By the way, it's not homework. I'm practising for a physics challenge.

I'm very sleepy, so this might be messed up, but...

I think the key is remember that in series the current through X & Y is the same,
and in parallel the voltage across them is the same.
And then to think about the power that each is emitting in each configuration.
I'll leave the rest of the details to you so as not to give away the answer.

The answer is A

The answer would be A if the question said both bulbs had the same brightness when connected directly to the battery. The question says both bulbs light up normally. Not all bulbs of the same voltage have the same brightness.

A, putting light bulbs in parallel splits the voltage/current equally so the bulbs get the same amount of brightness. But if the light bulbs are in series, the first bulb takes the bulk of the voltage/current so its brighter then the second bulb.

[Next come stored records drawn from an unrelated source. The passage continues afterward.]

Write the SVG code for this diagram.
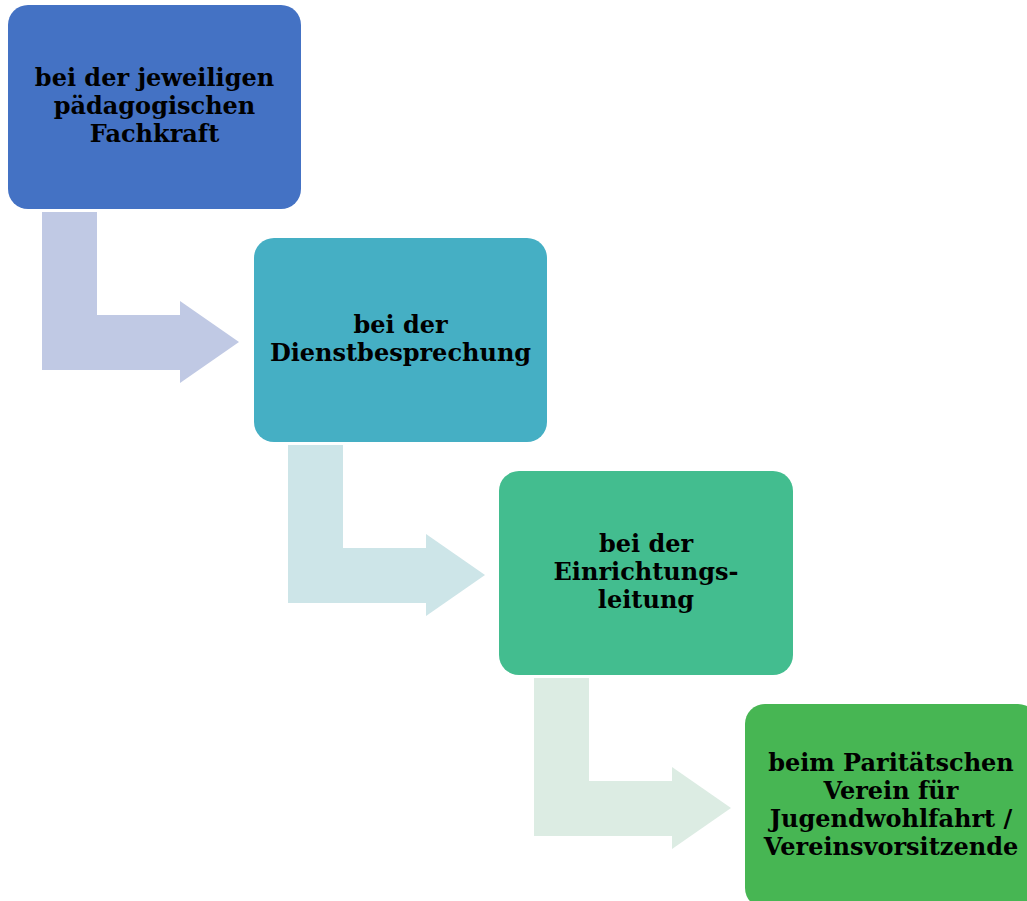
<svg xmlns="http://www.w3.org/2000/svg" width="1027" height="901" viewBox="0 0 1027 901">
<defs>
<style>
.t{font-family:"DejaVu Serif","Liberation Serif",serif;font-weight:bold;font-size:24px;fill:#000;text-anchor:middle}
</style>
<path id="arr" d="M42,212 H97 V315 H180 V301 L239,342 L180,383 V370 H42 Z"/>
</defs>
<rect width="1027" height="901" fill="#fff"/>
<g id="connectors">
<use href="#arr" fill="#C0C9E4"/>
<use href="#arr" fill="#CDE5E8" transform="translate(246,233)"/>
<use href="#arr" fill="#DCECE3" transform="translate(492,466)"/>
</g>
<g id="n1">
<rect x="8" y="5" width="293" height="204" rx="20" fill="#4472C4"/>
<text class="t"><tspan x="154.5" y="86">bei der jeweiligen</tspan><tspan x="154.5" y="114">pädagogischen</tspan><tspan x="154.5" y="142">Fachkraft</tspan></text>
</g>
<g id="n2">
<rect x="254" y="238" width="293" height="204" rx="20" fill="#45AFC4"/>
<text class="t"><tspan x="400.5" y="333">bei der</tspan><tspan x="400.5" y="361">Dienstbesprechung</tspan></text>
</g>
<g id="n3">
<rect x="499" y="471" width="294" height="204" rx="20" fill="#43BD8F"/>
<text class="t"><tspan x="646" y="552">bei der</tspan><tspan x="646" y="580">Einrichtungs-</tspan><tspan x="646" y="608">leitung</tspan></text>
</g>
<g id="n4">
<rect x="745" y="704" width="293" height="204" rx="20" fill="#47B653"/>
<text class="t"><tspan x="891" y="771">beim Paritätschen</tspan><tspan x="891" y="799">Verein für</tspan><tspan x="891" y="827">Jugendwohlfahrt /</tspan><tspan x="891" y="855">Vereinsvorsitzende</tspan></text>
</g>
</svg>
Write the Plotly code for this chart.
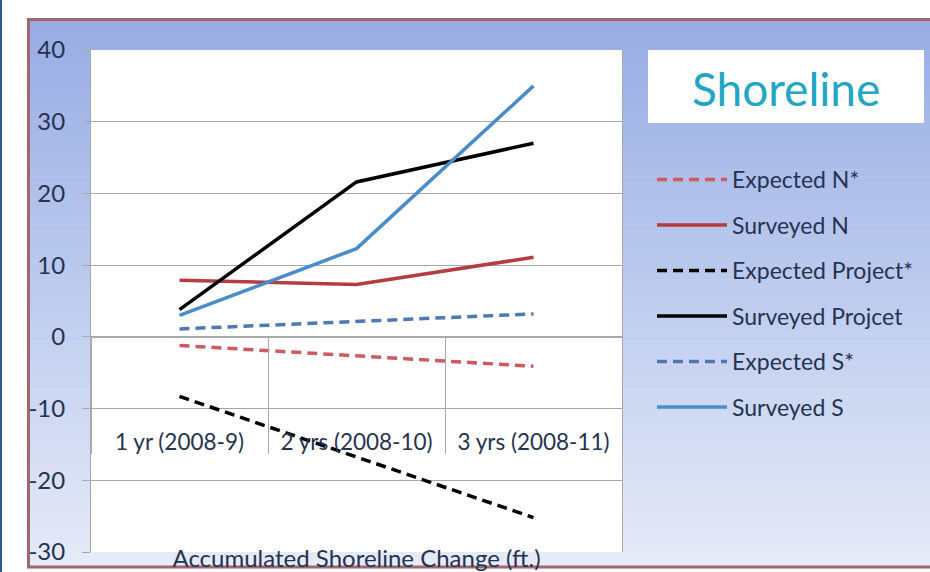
import plotly.graph_objects as go

# ---- data -------------------------------------------------------------
categories = ["1 yr (2008-9)", "2 yrs (2008-10)", "3 yrs (2008-11)"]
expected_n = [-1.2, -2.7, -4.1]
surveyed_n = [7.9, 7.3, 11.1]
expected_project = [-8.3, -16.8, -25.2]
surveyed_project = [3.8, 21.6, 27.0]
expected_s = [1.1, 2.2, 3.2]
surveyed_s = [3.0, 12.3, 35.0]

series_names = ["Expected N*", "Surveyed N", "Expected Project*",
                "Surveyed Projcet", "Expected S*", "Surveyed S"]
series_values = [expected_n, surveyed_n, expected_project,
                 surveyed_project, expected_s, surveyed_s]
series_colors = ["#cc5a60", "#b53d3f", "#000000", "#000000", "#4f77b6", "#4a8cc9"]
series_dash = ["10px,6px", "solid", "10px,6px", "solid", "10px,6px", "solid"]

y_ticks = [40, 30, 20, 10, 0, -10, -20, -30]
y_tick_labels = ["40", "30", "20", "10", "0", "-10", "-20", "-30"]

# ---- geometry ----------------------------------------------------------
W, H = 930, 572
ML, MR, MT, MB = 91, 308, 50, 20
PW, PH = W - ML - MR, H - MT - MB


def px_x(p):
    return (p - ML) / PW


def px_y(p):
    return (H - MB - p) / PH


TEXT = "#243352"
GRID = "#a8a8a8"
FONT = "Lato"

fig = go.Figure()

for name, vals, col, dash in zip(series_names, series_values, series_colors, series_dash):
    fig.add_trace(go.Scatter(
        x=categories, y=vals, name=name, mode="lines",
        line=dict(color=col, width=3.5, dash=dash),
        legendgroup=name,
    ))

# carrier trace for the category-separator axis
fig.add_trace(go.Scatter(x=categories, y=[None] * len(categories), xaxis="x2",
                         showlegend=False, hoverinfo="skip", mode="lines"))

# ---- background gradient, plot area, frame -----------------------------
shapes = []
top, bot, left, right = 18, 568, 27, 930
stops = [(18, (152, 172, 228)), (300, (190, 204, 238)), (568, (231, 235, 248))]


def grad(p):
    for (y0, c0), (y1, c1) in zip(stops[:-1], stops[1:]):
        if y0 <= p <= y1:
            t = (p - y0) / (y1 - y0)
            return tuple(round(a + (b - a) * t) for a, b in zip(c0, c1))
    return stops[-1][1]


n = 80
step = (bot - top) / n
for i in range(n):
    y0 = top + i * step
    r, g, b = grad(y0 + step / 2)
    shapes.append(dict(type="rect", xref="paper", yref="paper", layer="below",
                       x0=px_x(left), x1=px_x(right), y0=px_y(y0 + step + 0.6), y1=px_y(y0),
                       line=dict(width=0), fillcolor=f"rgb({r},{g},{b})"))
# white plotting area
shapes.append(dict(type="rect", xref="paper", yref="paper", layer="below",
                   x0=0, x1=1, y0=0, y1=1, line=dict(width=0), fillcolor="white"))
# title box
shapes.append(dict(type="rect", xref="paper", yref="paper", layer="below",
                   x0=px_x(648), x1=px_x(924), y0=px_y(123), y1=px_y(50),
                   line=dict(width=0), fillcolor="white"))
# outer frame
shapes.append(dict(type="rect", xref="paper", yref="paper", layer="above",
                   x0=px_x(28.5), x1=px_x(935), y0=px_y(567), y1=px_y(19.5),
                   line=dict(color="#a0676c", width=3), fillcolor="rgba(0,0,0,0)"))
shapes.append(dict(type="rect", xref="paper", yref="paper", layer="above",
                   x0=px_x(0), x1=px_x(2), y0=px_y(H), y1=px_y(0),
                   line=dict(width=0), fillcolor="#2f5b8c"))

annotations = [dict(text="Shoreline", xref="paper", yref="paper",
                    x=px_x(786), y=px_y(88), xanchor="center", yanchor="middle",
                    showarrow=False, font=dict(family=FONT, size=46, color="#22a6c6"))]

zero_pos = (0 - (-30)) / (40 - (-30))

fig.update_layout(
    width=W, height=H,
    margin=dict(l=ML, r=MR, t=MT, b=MB, autoexpand=False),
    paper_bgcolor="white", plot_bgcolor="rgba(0,0,0,0)",
    font=dict(family=FONT, color=TEXT),
    shapes=shapes, annotations=annotations,
    showlegend=True,
    legend=dict(x=px_x(652), y=px_y(158), xanchor="left", yanchor="top",
                bgcolor="rgba(0,0,0,0)", font=dict(size=23, color=TEXT, family=FONT),
                itemwidth=70, tracegroupgap=12.6, traceorder="grouped"),
    xaxis=dict(type="category", categoryarray=categories, range=[-0.5, 2.5],
               anchor="free", position=zero_pos,
               showline=True, linecolor=GRID, linewidth=1,
               showgrid=False, zeroline=False, ticks="",
               tickfont=dict(size=22.5, color=TEXT, family=FONT),
               ticklabelstandoff=85,
               title=dict(text="Accumulated Shoreline Change (ft.)",
                          font=dict(size=24, color=TEXT, family=FONT), standoff=97)),
    xaxis2=dict(type="category", categoryarray=categories, range=[-0.5, 2.5],
                overlaying="x", anchor="free", position=zero_pos,
                showline=False, showgrid=False, zeroline=False,
                showticklabels=False, ticks="outside", ticklen=116,
                tickcolor=GRID, tickwidth=1, tickson="boundaries"),
    yaxis=dict(range=[-30, 40], tickvals=y_ticks, ticktext=y_tick_labels,
               showgrid=True, gridcolor=GRID,
               gridwidth=1, zeroline=True, zerolinecolor=GRID, zerolinewidth=1,
               showline=True, linecolor=GRID, linewidth=1, mirror=True,
               ticks="outside", ticklen=8, tickcolor=GRID,
               ticklabelstandoff=12,
               tickfont=dict(size=24, color=TEXT, family=FONT)),
)

fig.write_html("out.html")
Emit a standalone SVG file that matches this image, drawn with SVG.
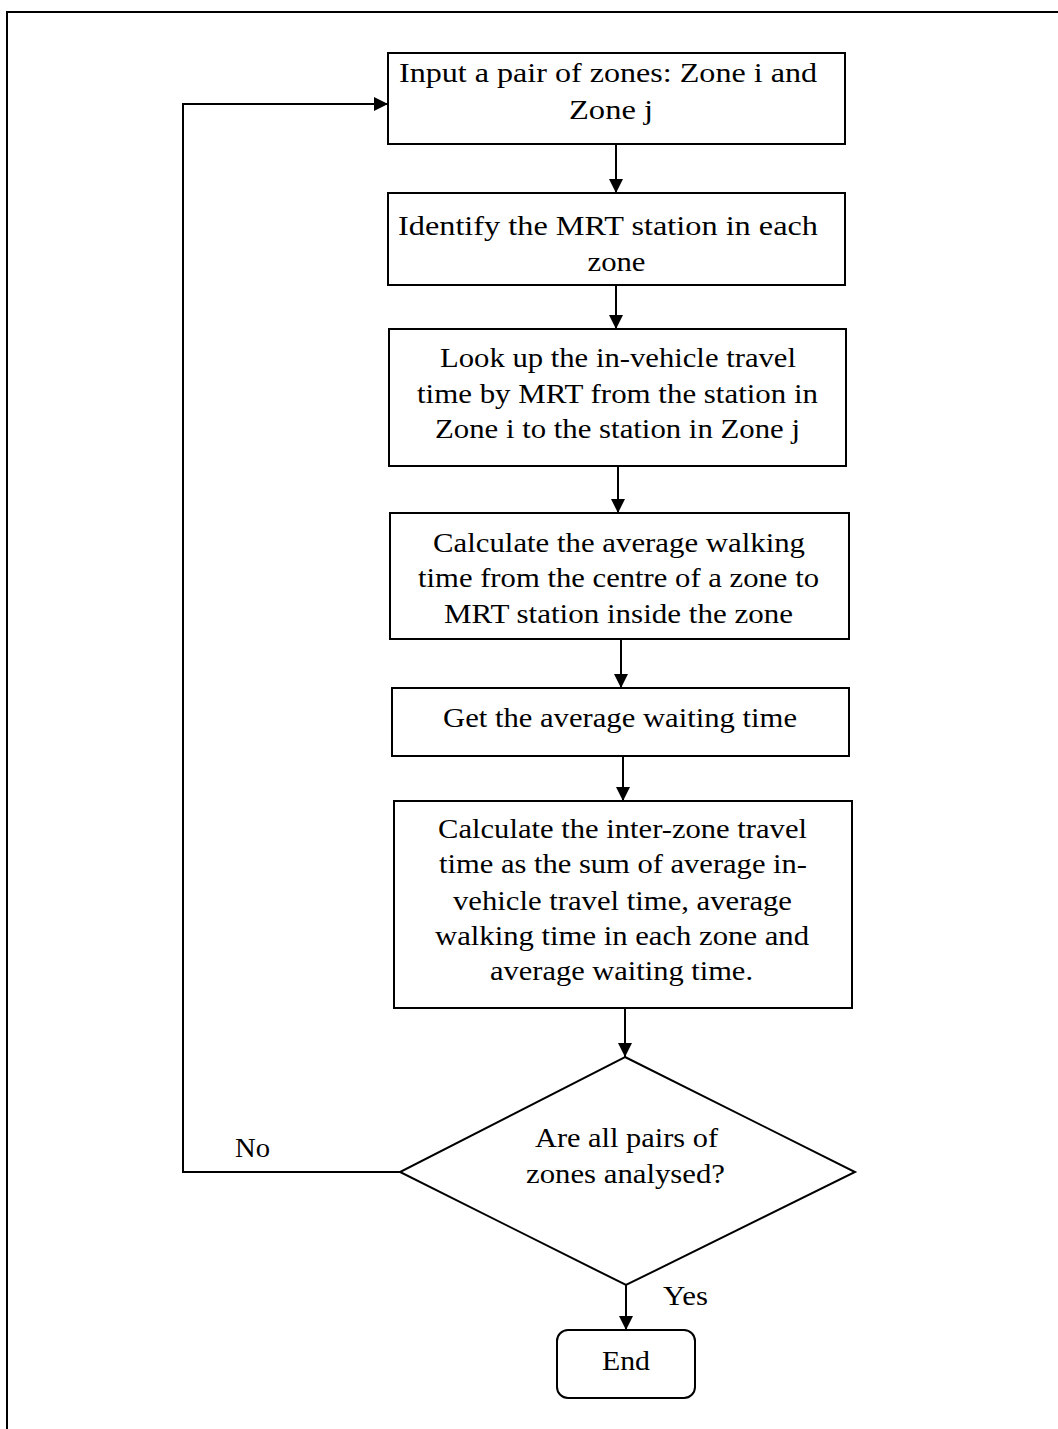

Only if you assume that the circuits to each bulb have equal resistance, which would probably be a valid assumption to make in this case. What you're looking to determine is power to each bulb, which is represented by any of the following equivalent equations: P=IV=(I^2)R=(V^2)/R

The voltage across each bulb will be the same, but the current/resistance may not be (but I'd say it's a reasonable assumption to assume they're equal)

OK...

When the bulbs are in series, the current though them (denoted "I") is obviously the same. But the power that X gets is higher, as it's brighter.
With P=I²*R, this means that X's resistance is higher.

Now let's put them in parallel. Then we have P=U²/R with the voltage "U" applied to both bulbs. This means that lower resistance means more power, so the answer is C.

Why does it mention that they operate normally at the battery voltage? I can think of two explanations:
1. So the answer isn't "they'll blow up".
2. It suggests that that have the same efficiency (at least at battery voltage), so "brigher" equals "more power". Otherwise, they could just have the same resistance, and X could be brighter in both cases.